Hu(r)manidade

O espetáculo da coreógrafo português Marco da Silva Ferreira, que se apresentou nos dias iniciais do Festival Panorama 2015, Hu(R)mano, certamente chama a atenção por seus movimentos fortes, precisos, e pela trilha sonora digna da melhor festa de música eletrônica. Mas Hu(R)mano não é apenas sobre movimentos de difícil execução, é também sobre o lugar do ser, humano ou não.

Cabeças, a princípio sem corpos, se encontram, testas e queixos se tocam e em poucos movimentos se reorganizam. Aquele que estava embaixo agora se encontra por cima, depois no meio. E não é assim que as relações são? Humanas ou não?

Logo de início, ouvimos carros passando em uma rodovia pouco movimentada, como em uma das grandes rodovias quase abandonadas de um imenso país. Em ritmo constante, sons instrumentais e cotidianos se misturam. Em contraposição ao hábito sonoro de uma cidade, o esquema corporal dos bailarinos parece estar falando de algo mais selvagem que civilizatório. Movimentos que lembram imagens de pássaros e répteis tomam a cena. Vemos as relações biológicas de cooperação e simbiose entre esses animais, vemos a caça e o medo. O hábito e a repetição estão ligados àqueles corpos-animais, que rastejam e murmuram.

No segundo momento do espetáculo, os corpos trocam sua carapaça animalesca por uma corporeidade humana.
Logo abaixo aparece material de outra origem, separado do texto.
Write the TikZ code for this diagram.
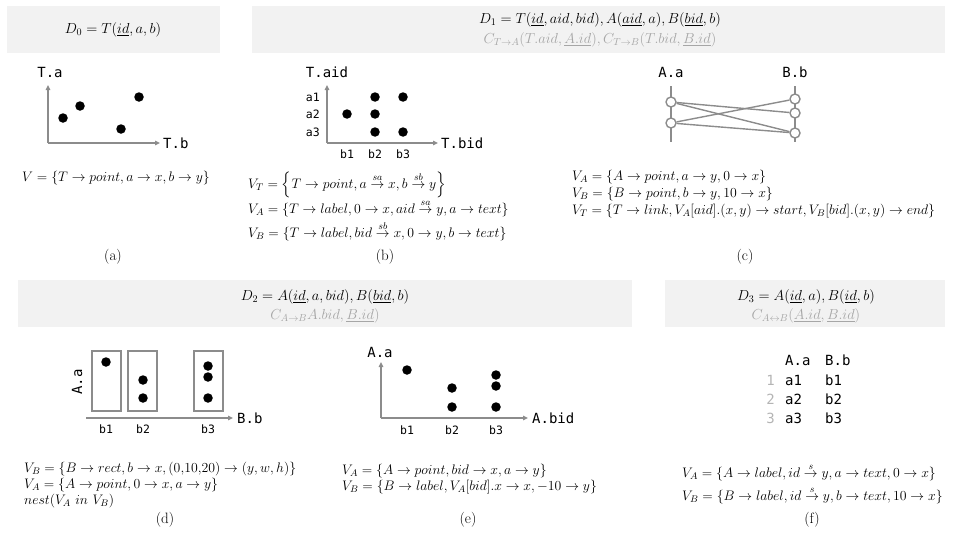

A fala, mesmo que inaudível, entra em cena: corpos bípedes gritam, contestam, reivindicam. O homem, o animal racional de Aristóteles, aparece como o fim da linha de evolução. A força de movimentos precisamente sincronizados dá o ar de “Tempos modernos”. As engrenagens trabalham em conjunto, ao mesmo tempo em que lutam contra algo que se encontra acima – os olhares estão sempre direcionados a uma diagonal alta, nesse momento –, contemplam com dúvidas e desprezam com rancor um “isto” superior. Quer seja deus, que lhes deu a condição humana, quer seja a “mão invisível” que controla suas vidas.

De súbito, todos os sentimentos se apazíguam. A música forte, intensamente marcada, retoma o ritmo lento e constante do início. O que tinha de homem construído e evoluído se desmonta. Os corpos-animais retornam e com eles, o riso – aquele outro aspecto definidor do homem-animal-que-ri. O riso pueril das crianças brincando. A criança, o mais animal do homem, aquela que ainda não conhece as regras do jogo, a que ainda rasteja pelo chão. O mais animal do homem, ou o mais humano?